§ **Exercise directions**: Exactly as written, write out the lines below from the first to the one containing "let slices = pie(categories.map((c, i)", inclusive. Pictures do not belong in the copy.

┌──

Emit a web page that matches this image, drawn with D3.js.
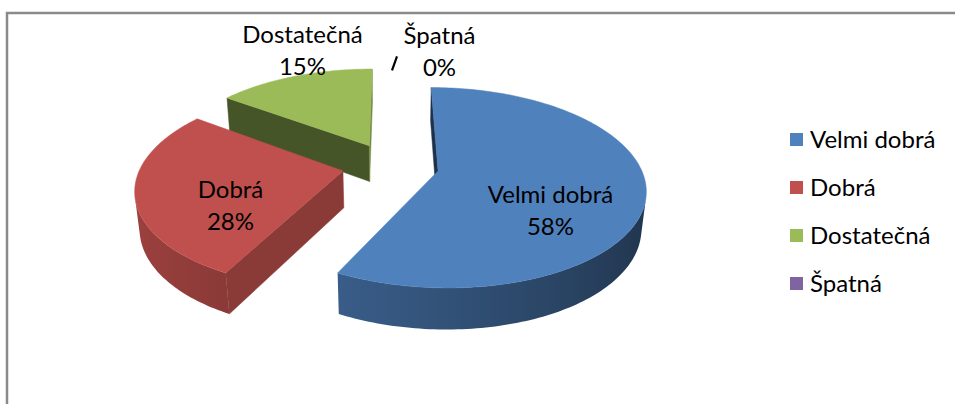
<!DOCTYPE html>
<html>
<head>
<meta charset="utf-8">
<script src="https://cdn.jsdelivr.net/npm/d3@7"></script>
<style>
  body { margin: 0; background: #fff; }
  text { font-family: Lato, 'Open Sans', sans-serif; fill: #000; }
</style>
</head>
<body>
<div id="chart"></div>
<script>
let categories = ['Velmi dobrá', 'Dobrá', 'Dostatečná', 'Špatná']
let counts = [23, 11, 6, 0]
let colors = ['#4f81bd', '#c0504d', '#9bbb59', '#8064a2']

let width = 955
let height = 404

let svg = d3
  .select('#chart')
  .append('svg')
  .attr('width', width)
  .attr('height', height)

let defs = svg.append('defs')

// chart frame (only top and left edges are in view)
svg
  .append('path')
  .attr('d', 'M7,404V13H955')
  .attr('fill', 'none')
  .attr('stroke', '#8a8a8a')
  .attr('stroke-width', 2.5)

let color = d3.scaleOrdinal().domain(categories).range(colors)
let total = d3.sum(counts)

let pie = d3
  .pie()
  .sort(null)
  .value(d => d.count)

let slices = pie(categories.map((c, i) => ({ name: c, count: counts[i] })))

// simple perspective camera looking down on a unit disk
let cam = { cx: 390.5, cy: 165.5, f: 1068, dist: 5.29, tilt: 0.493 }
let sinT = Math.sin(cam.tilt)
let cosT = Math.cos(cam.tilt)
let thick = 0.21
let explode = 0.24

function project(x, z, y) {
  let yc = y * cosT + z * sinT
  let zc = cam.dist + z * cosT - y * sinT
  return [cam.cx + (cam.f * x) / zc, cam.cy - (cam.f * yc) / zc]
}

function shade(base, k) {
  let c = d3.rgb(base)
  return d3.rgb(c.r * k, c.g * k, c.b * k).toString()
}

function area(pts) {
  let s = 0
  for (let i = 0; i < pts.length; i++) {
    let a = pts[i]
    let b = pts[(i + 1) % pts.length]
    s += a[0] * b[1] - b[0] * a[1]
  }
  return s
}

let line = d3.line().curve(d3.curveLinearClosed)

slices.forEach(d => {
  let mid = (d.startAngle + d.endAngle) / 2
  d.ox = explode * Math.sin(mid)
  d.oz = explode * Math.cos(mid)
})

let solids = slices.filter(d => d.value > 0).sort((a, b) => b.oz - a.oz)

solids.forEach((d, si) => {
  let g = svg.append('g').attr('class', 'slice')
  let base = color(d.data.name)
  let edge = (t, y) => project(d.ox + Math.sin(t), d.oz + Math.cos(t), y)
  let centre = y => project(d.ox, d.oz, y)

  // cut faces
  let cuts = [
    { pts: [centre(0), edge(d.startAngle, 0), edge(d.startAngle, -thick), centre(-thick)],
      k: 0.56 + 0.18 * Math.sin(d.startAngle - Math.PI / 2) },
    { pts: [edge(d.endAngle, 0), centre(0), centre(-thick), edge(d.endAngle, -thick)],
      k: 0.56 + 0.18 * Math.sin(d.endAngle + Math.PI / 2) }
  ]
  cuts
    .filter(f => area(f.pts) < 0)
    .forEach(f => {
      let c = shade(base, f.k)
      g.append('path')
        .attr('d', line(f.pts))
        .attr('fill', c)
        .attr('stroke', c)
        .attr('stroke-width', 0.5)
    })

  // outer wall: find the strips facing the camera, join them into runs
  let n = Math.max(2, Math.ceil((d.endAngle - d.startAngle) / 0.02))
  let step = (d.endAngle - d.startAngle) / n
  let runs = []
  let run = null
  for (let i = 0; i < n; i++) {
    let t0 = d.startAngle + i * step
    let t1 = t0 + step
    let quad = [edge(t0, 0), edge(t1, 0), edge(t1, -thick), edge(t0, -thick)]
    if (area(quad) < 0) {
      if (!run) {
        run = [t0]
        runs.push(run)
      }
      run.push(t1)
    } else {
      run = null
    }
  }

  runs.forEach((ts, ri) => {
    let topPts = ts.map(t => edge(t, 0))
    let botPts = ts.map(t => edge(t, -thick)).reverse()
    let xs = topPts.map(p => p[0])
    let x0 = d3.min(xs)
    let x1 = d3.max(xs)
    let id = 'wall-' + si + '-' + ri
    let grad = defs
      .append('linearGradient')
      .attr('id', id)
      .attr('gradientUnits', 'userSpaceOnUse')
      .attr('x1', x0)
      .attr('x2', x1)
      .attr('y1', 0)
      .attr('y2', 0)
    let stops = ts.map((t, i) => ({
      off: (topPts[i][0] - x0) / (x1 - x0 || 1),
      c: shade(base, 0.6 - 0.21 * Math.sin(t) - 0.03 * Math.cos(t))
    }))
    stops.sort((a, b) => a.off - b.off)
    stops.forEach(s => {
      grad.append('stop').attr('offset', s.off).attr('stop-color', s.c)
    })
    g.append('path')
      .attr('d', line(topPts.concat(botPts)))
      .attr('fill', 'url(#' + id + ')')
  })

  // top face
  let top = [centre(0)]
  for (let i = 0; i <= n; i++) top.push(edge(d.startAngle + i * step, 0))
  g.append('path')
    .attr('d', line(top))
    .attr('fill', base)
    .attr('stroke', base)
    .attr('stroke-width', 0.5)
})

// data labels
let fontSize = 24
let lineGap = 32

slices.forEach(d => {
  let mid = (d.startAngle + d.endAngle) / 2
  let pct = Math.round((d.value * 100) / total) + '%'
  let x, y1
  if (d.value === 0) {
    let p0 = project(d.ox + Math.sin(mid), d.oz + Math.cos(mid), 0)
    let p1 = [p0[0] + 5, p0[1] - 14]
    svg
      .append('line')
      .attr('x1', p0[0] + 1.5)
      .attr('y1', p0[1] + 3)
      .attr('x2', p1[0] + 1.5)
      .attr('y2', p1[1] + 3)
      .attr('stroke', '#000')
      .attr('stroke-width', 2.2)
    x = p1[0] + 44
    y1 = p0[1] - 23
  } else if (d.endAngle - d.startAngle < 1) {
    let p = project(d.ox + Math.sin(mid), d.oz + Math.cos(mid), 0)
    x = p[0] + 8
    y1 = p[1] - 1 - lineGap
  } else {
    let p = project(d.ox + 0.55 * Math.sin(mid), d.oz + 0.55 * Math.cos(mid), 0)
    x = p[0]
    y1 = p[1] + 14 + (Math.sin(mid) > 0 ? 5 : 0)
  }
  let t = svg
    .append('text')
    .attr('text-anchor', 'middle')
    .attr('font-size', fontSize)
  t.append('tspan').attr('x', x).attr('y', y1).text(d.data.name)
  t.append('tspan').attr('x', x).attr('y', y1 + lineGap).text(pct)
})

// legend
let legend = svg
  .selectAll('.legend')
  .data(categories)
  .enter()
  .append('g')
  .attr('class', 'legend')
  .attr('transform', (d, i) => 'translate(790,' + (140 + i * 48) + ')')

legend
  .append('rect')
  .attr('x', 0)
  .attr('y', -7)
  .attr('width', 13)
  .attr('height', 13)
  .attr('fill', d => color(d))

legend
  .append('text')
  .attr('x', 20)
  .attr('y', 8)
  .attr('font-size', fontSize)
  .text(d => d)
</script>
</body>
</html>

└──

§ **Result**:
Emit a web page that matches this image, drawn with D3.js.
<!DOCTYPE html>
<html>
<head>
<meta charset="utf-8">
<script src="https://cdn.jsdelivr.net/npm/d3@7"></script>
<style>
  body { margin: 0; background: #fff; }
  text { font-family: Lato, 'Open Sans', sans-serif; fill: #000; }
</style>
</head>
<body>
<div id="chart"></div>
<script>
let categories = ['Velmi dobrá', 'Dobrá', 'Dostatečná', 'Špatná']
let counts = [23, 11, 6, 0]
let colors = ['#4f81bd', '#c0504d', '#9bbb59', '#8064a2']

let width = 955
let height = 404

let svg = d3
  .select('#chart')
  .append('svg')
  .attr('width', width)
  .attr('height', height)

let defs = svg.append('defs')

// chart frame (only top and left edges are in view)
svg
  .append('path')
  .attr('d', 'M7,404V13H955')
  .attr('fill', 'none')
  .attr('stroke', '#8a8a8a')
  .attr('stroke-width', 2.5)

let color = d3.scaleOrdinal().domain(categories).range(colors)
let total = d3.sum(counts)

let pie = d3
  .pie()
  .sort(null)
  .value(d => d.count)

let slices = pie(categories.map((c, i) => ({ name: c, count: counts[i] })))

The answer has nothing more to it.